Data:
******

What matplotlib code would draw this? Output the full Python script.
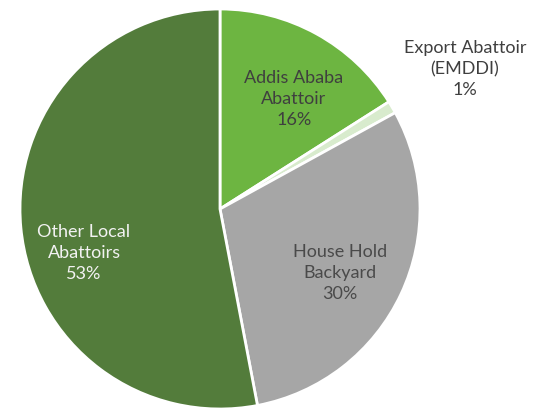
import matplotlib
matplotlib.use("Agg")
import matplotlib.pyplot as plt

categories = ["Addis Ababa\nAbattoir", "Export Abattoir\n(EMDDI)", "House Hold\nBackyard", "Other Local\nAbattoirs"]
shares = [16, 1, 30, 53]
colors = ["#6db541", "#d8ebcd", "#a6a6a6", "#537c3b"]
label_colors = ["#3f3f3f", "#3f3f3f", "#4a4a4a", "#f2f2f2"]
label_pos = [(0.37, 0.55), (1.225, 0.70), (0.60, -0.32), (-0.68, -0.22)]

W, H = 548, 413
fig = plt.figure(figsize=(W / 100, H / 100), dpi=100)
cx, cy, r = 220, 209, 200
ax = fig.add_axes([(cx - r) / W, (H - cy - r) / H, 2 * r / W, 2 * r / H])
ax.pie(shares, colors=colors, startangle=90, counterclock=False,
       wedgeprops=dict(edgecolor="white", linewidth=2))
ax.set_xlim(-1, 1)
ax.set_ylim(-1, 1)
ax.set_aspect("auto")
ax.axis("off")

for cat, s, c, (x, y) in zip(categories, shares, label_colors, label_pos):
    ax.text(x, y, f"{cat}\n{s}%", ha="center", va="center", color=c,
            fontsize=13, family="Lato", linespacing=1.38, clip_on=False)

fig.savefig("out.png", dpi=100)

******

Task prompt: Count how many lines above include the word "matplotlib" and answer with that figure only.

Solution to this exercise: 4